There are several advantages to having the implementation check its own preconditions:
  1. It sometimes has access to information not available to the user (e.g. implementation details about space requirements), although this is often a sign of a poorly constructed specification.

  2. Programs won't bomb mysteriously - errors will be detected (and reported?) at the earliest possible moment. This is not true when the user checks preconditions, because the user is human and occasionally might forget to check, or might think that checking was unnecessary when in fact it was needed.

  3. Most important of all, if we ever change the specification, and wish to add, delete, or modify preconditions, we can do this easily, because the precondition occurs in exactly one place in our program.
There are arguments on both sides. The textbook specifies that procedures should signal an error if their preconditions are not satisfied. This means that these procedures must check their own preconditions. That's what our model solutions will do too. We will thereby sacrifice some efficiency for a high degree of maintainability and robustness.

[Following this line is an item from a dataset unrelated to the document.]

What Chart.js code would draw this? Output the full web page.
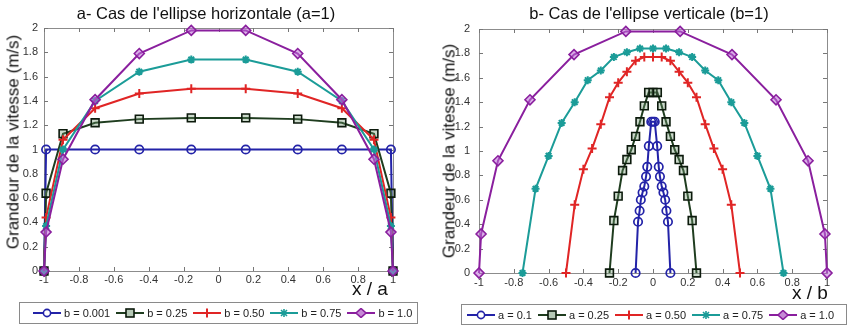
<!DOCTYPE html>
<html><head><meta charset="utf-8">
<script src="https://cdn.jsdelivr.net/npm/chart.js@4.4.1/dist/chart.umd.min.js"></script>
<style>
html,body{margin:0;padding:0;background:#fff;}
body{width:847px;height:326px;position:relative;overflow:hidden;font-family:'Liberation Sans',Arial,sans-serif;color:#111;}
canvas{position:absolute;top:0;}
.title{position:absolute;top:4px;font-size:16.5px;line-height:19px;white-space:nowrap;transform:translateX(-50%);}
.ylab{position:absolute;font-size:17px;line-height:17px;white-space:nowrap;transform:translate(-50%,-50%) rotate(-90deg);}
.xlab{position:absolute;font-size:19px;line-height:19px;white-space:nowrap;}
.legend{position:absolute;border:1px solid #8a8a8a;box-sizing:border-box;display:flex;align-items:center;font-size:11px;background:#fff;color:#222;overflow:hidden;}
.item{display:flex;align-items:center;margin-right:6px;white-space:nowrap;}
.item svg{margin-right:3px;}
</style></head>
<body>
<canvas id="c1" width="420" height="326" style="left:0"></canvas>
<canvas id="c2" width="427" height="326" style="left:420px"></canvas>
<div class="title" style="left:206px">a- Cas de l'ellipse horizontale (a=1)</div>
<div class="title" style="left:649px">b- Cas de l'ellipse verticale (b=1)</div>
<div class="ylab" style="left:13px;top:142px">Grandeur de la vitesse (m/s)</div>
<div class="ylab" style="left:449px;top:151px">Grandeur de la vitesse (m/s)</div>
<div class="xlab" style="left:352px;top:279px">x / a</div>
<div class="xlab" style="left:792px;top:283px">x / b</div>
<div class="legend" id="lg1" style="left:19px;top:302px;width:399px;height:22px;padding-left:13px"></div>
<div class="legend" id="lg2" style="left:461px;top:304px;width:386px;height:21px;padding-left:5px"></div>
<script>
// ---------- tick labels ----------
const tickX = [-1, -0.8, -0.6, -0.4, -0.2, 0, 0.2, 0.4, 0.6, 0.8, 1];
const tickY = [0, 0.2, 0.4, 0.6, 0.8, 1, 1.2, 1.4, 1.6, 1.8, 2];

// ---------- panel a (horizontal ellipse, a=1) ----------
const labelsA = ['b = 0.001', 'b = 0.25', 'b = 0.50', 'b = 0.75', 'b = 1.0'];
const xA_b0001 = [-1, -0.988, -0.707, -0.454, -0.156, 0.156, 0.454, 0.707, 0.988, 1];
const xA = [-1, -0.988, -0.891, -0.707, -0.454, -0.156, 0.156, 0.454, 0.707, 0.891, 0.988, 1];
const vb0001 = [0, 1, 1, 1, 1, 1, 1, 1, 1, 0];
const vb025 = [0, 0.64, 1.13, 1.22, 1.25, 1.26, 1.26, 1.25, 1.22, 1.13, 0.64, 0];
const vb050 = [0, 0.44, 1.08, 1.34, 1.46, 1.50, 1.50, 1.46, 1.34, 1.08, 0.44, 0];
const vb075 = [0, 0.37, 1.00, 1.40, 1.64, 1.74, 1.74, 1.64, 1.40, 1.00, 0.37, 0];
const vb100 = [0, 0.32, 0.92, 1.41, 1.79, 1.98, 1.98, 1.79, 1.41, 0.92, 0.32, 0];

// ---------- panel b (vertical ellipse, b=1) ----------
const labelsB = ['a = 0.1', 'a = 0.25', 'a = 0.50', 'a = 0.75', 'a = 1.0'];
const xB_a01 = [-0.1, -0.086, -0.077, -0.07, -0.06, -0.05, -0.04, -0.033, -0.024, -0.01, 0, 0.01, 0.024, 0.033, 0.04, 0.05, 0.06, 0.07, 0.077, 0.086, 0.1];
const va01 = [0, 0.42, 0.51, 0.60, 0.66, 0.71, 0.79, 0.87, 1.04, 1.24, 1.24, 1.24, 1.04, 0.87, 0.79, 0.71, 0.66, 0.60, 0.51, 0.42, 0];
const xB_a025 = [-0.25, -0.225, -0.2, -0.175, -0.15, -0.125, -0.1, -0.075, -0.05, -0.025, 0, 0.025, 0.05, 0.075, 0.1, 0.125, 0.15, 0.175, 0.2, 0.225, 0.25];
const va025 = [0, 0.43, 0.63, 0.84, 0.93, 1.01, 1.12, 1.24, 1.37, 1.48, 1.48, 1.48, 1.37, 1.24, 1.12, 1.01, 0.93, 0.84, 0.63, 0.43, 0];
const xB_a050 = [-0.5, -0.45, -0.4, -0.35, -0.3, -0.25, -0.2, -0.15, -0.1, -0.05, 0, 0.05, 0.1, 0.15, 0.2, 0.25, 0.3, 0.35, 0.4, 0.45, 0.5];
const va050 = [0, 0.56, 0.85, 1.02, 1.22, 1.44, 1.56, 1.65, 1.74, 1.77, 1.77, 1.77, 1.74, 1.65, 1.56, 1.44, 1.22, 1.02, 0.85, 0.56, 0];
const xB_a075 = [-0.75, -0.675, -0.6, -0.525, -0.45, -0.375, -0.3, -0.225, -0.15, -0.075, 0, 0.075, 0.15, 0.225, 0.3, 0.375, 0.45, 0.525, 0.6, 0.675, 0.75];
const va075 = [0, 0.69, 0.96, 1.23, 1.40, 1.58, 1.66, 1.77, 1.81, 1.84, 1.84, 1.84, 1.81, 1.77, 1.66, 1.58, 1.40, 1.23, 0.96, 0.69, 0];
const xB_a100 = [-1, -0.988, -0.891, -0.707, -0.454, -0.156, 0.156, 0.454, 0.707, 0.891, 0.988, 1];
const va100 = [0, 0.32, 0.92, 1.42, 1.79, 1.98, 1.98, 1.79, 1.42, 0.92, 0.32, 0];

// ---------- styles ----------
const styles = [
  {color:'#2323a8', pt:'circle',  r:4.2, fill:'rgba(0,0,0,0)',          edge:'#2323a8', bw:1.7},
  {color:'#1f3d1f', pt:'rect',    r:5.5, fill:'rgba(110,150,110,0.35)', edge:'#0c1a0c', bw:1.6},
  {color:'#e02525', pt:'cross',   r:4.5, fill:'rgba(0,0,0,0)',          edge:'#e02525', bw:2},
  {color:'#1b9c98', pt:'star',    r:4,   fill:'rgba(0,0,0,0)',          edge:'#1b9c98', bw:2},
  {color:'#8a1f9e', pt:'rectRot', r:5,   fill:'rgba(190,110,215,0.55)', edge:'#8a1f9e', bw:1.6}
];

function mk(xs, ys, i, label){
  const s = styles[i];
  return {
    label, data: xs.map((x,k)=>({x, y: ys[k]})),
    borderColor: s.color, backgroundColor: s.fill, borderWidth: 2,
    pointStyle: s.pt, pointRadius: s.r, pointBorderColor: s.edge,
    pointBackgroundColor: s.fill, pointBorderWidth: s.bw,
    tension: 0, clip: false, order: 4 - i
  };
}

const fmt = v => String(+(+v).toFixed(1));
const tickFont = {family:"'Liberation Sans', Arial, sans-serif", size:11};

const framePlugin = {
  id:'frame',
  beforeDatasetsDraw(chart){
    const {ctx, chartArea:a, scales} = chart;
    ctx.save();
    ctx.strokeStyle = '#8c8c8c'; ctx.lineWidth = 1;
    ctx.strokeRect(Math.round(a.left)+0.5, Math.round(a.top)+0.5, Math.round(a.right-a.left), Math.round(a.bottom-a.top));
    ctx.strokeStyle = '#777';
    ctx.beginPath();
    tickX.forEach(v=>{
      const px = Math.round(scales.x.getPixelForValue(v))+0.5;
      ctx.moveTo(px, a.bottom); ctx.lineTo(px, a.bottom-4);
      ctx.moveTo(px, a.top); ctx.lineTo(px, a.top+4);
    });
    tickY.forEach(v=>{
      const py = Math.round(scales.y.getPixelForValue(v))+0.5;
      ctx.moveTo(a.left, py); ctx.lineTo(a.left+4, py);
      ctx.moveTo(a.right, py); ctx.lineTo(a.right-4, py);
    });
    ctx.stroke();
    ctx.restore();
  }
};

function makeChart(id, datasets, pad, yWidth, yPad, xPad){
  return new Chart(document.getElementById(id), {
    type:'line',
    data:{datasets},
    options:{
      responsive:false, animation:false, events:[],
      layout:{padding:pad},
      plugins:{legend:{display:false}, tooltip:{enabled:false}, title:{display:false}},
      scales:{
        x:{type:'linear', min:-1, max:1,
           afterBuildTicks:s=>{s.ticks = tickX.map(v=>({value:v}));},
           afterFit:s=>{s.height = 20;},
           ticks:{callback:fmt, font:tickFont, color:'#333', padding:xPad, maxRotation:0, autoSkip:false},
           grid:{display:false, drawTicks:false}, border:{display:false}},
        y:{type:'linear', min:0, max:2,
           afterBuildTicks:s=>{s.ticks = tickY.map(v=>({value:v}));},
           afterFit:s=>{s.width = yWidth;},
           ticks:{callback:fmt, font:tickFont, color:'#333', padding:yPad, autoSkip:false},
           grid:{display:false, drawTicks:false}, border:{display:false}}
      }
    },
    plugins:[framePlugin]
  });
}

makeChart('c1', [
  mk(xA_b0001, vb0001, 0, labelsA[0]),
  mk(xA, vb025, 1, labelsA[1]),
  mk(xA, vb050, 2, labelsA[2]),
  mk(xA, vb075, 3, labelsA[3]),
  mk(xA, vb100, 4, labelsA[4])
], {left:0, right:27, top:28, bottom:35}, 44, 6, 2);

makeChart('c2', [
  mk(xB_a01, va01, 0, labelsB[0]),
  mk(xB_a025, va025, 1, labelsB[1]),
  mk(xB_a050, va050, 2, labelsB[2]),
  mk(xB_a075, va075, 3, labelsB[3]),
  mk(xB_a100, va100, 4, labelsB[4])
], {left:29, right:20, top:29, bottom:33}, 30, 9, 3);

// ---------- legends ----------
function markerSvg(s){
  const c = 14;
  let shape = '';
  if (s.pt==='circle') shape = `<circle cx="${c}" cy="5" r="3.6" fill="#fff" stroke="${s.edge}" stroke-width="1.6"/>`;
  if (s.pt==='rect') shape = `<rect x="${c-4}" y="1" width="8" height="8" fill="#b6c9b6" stroke="${s.edge}" stroke-width="1.6"/>`;
  if (s.pt==='cross') shape = `<path d="M${c-4.5} 5H${c+4.5}M${c} 0.5V9.5" stroke="${s.edge}" stroke-width="2"/>`;
  if (s.pt==='star') shape = `<path d="M${c-4} 5H${c+4}M${c} 1V9M${c-3} 2L${c+3} 8M${c+3} 2L${c-3} 8" stroke="${s.edge}" stroke-width="1.6"/>`;
  if (s.pt==='rectRot') shape = `<path d="M${c} 0.5L${c+5} 5L${c} 9.5L${c-5} 5Z" fill="#c68ad6" stroke="${s.edge}" stroke-width="1.6"/>`;
  return `<svg width="28" height="10" viewBox="0 0 28 10"><line x1="0" y1="5" x2="28" y2="5" stroke="${s.color}" stroke-width="2"/>${shape}</svg>`;
}
function buildLegend(id, labels){
  const el = document.getElementById(id);
  el.innerHTML = labels.map((l,i)=>`<span class="item">${markerSvg(styles[i])}<span>${l}</span></span>`).join('');
}
buildLegend('lg1', labelsA);
buildLegend('lg2', labelsB);
</script>
</body></html>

An additional possibility is to selectively include or exclude the implementation's condition checking code, e.g. using #ifdef:

#ifdef SAFE
    if (! condition) error("condition not satisfied");
#endif
This code will get included only if we supply the -DSAFE argument to the compiler (or otherwise define SAFE). Thus, in an application where the user checks carefully for all preconditions, we have the option of omitting all checks by the implementation.

5.4. Difference Between Textbook & Class

The specifications I will give you differ slightly from those you will see in the textbook. The differences are:
Formality
Pre- and postconditions must be precisely stated, they are of no use if they are ambiguous. I have used English whenever it is precise, whereas the textbook is inclined to state these conditions with mathematical formulae. It is also more thorough than I am: it attempts to give the full `Axiomatic Semantics' of the operations. This involves stating properties that I leave implicit. For example, it explicitly specifies that
              IS_EMPTY( CREATE_STACK () )
should always be true. Ideally, these axioms fully define all aspects of the behaviour of the operations. They are very useful, I encourage you to study the textbook's specifications for the data structures we investigate.

Memory management
My specifications include a statement about the effect of an operation on the memory used to store a data structure (e.g. see DESTROY_STACK). This will be a particularly important part of the specification in a few weeks, when we start using pointers and dynamically-allocated memory for our data structures.